In a letter sent last month, the New Jersey Department of Treasury ordered Children's Garden executive director Michael Devlin to remove all property by March 31. The state has proposed that the Camden City Garden Club, which runs the children's garden, rent a few of the offices and one greenhouse but that the land be transferred to its for-profit neighbor.
The letter came after three years of attempted negotiations by the state to get the garden to move. Devlin has put up a fight all three years.
The point of contention is whether the Children's Garden has a right to be on the property. The deed and tax records are unclear.
"It's not fair to have this limbo area," Norcross said. He hopes a meeting with the involved parties will resolve the issue and reopen the conversation between the state and Devlin.
"We are open to participating in further dialogue about the future of the Children's Garden with Sen. Norcross and other interested parties," Department of Treasury spokesman Bill Quinn said.

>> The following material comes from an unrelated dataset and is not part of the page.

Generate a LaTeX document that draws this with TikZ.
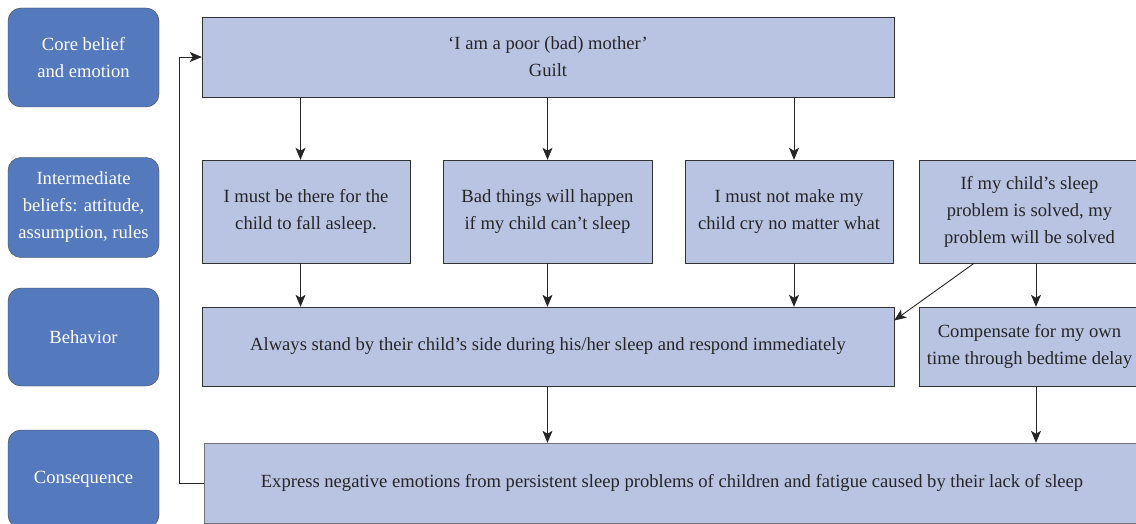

Though the state has not disclosed the aquarium's plans for the site, Quinn has said that the aquarium's planned expansion would be additional economic development for the city.
The aquarium has not disclosed its plans for the site, either.
Mayor Dana L. Redd said last week that she supported the garden's staying on site and was working with state officials to work out a deal.
Tuesday's planned march to City Hall is to rally public support and to get some clarification from City Council on the land ownership.
"We want to talk to Council, which is where the project started in 1994," Devlin said, adding that he did not recall Council's authorizing the transfer of the land to the state.
"Probably our offices are on state land, but the garden is city land, would be my contention," Devlin said.
City Council President Frank Moran did not return a call for comment Friday.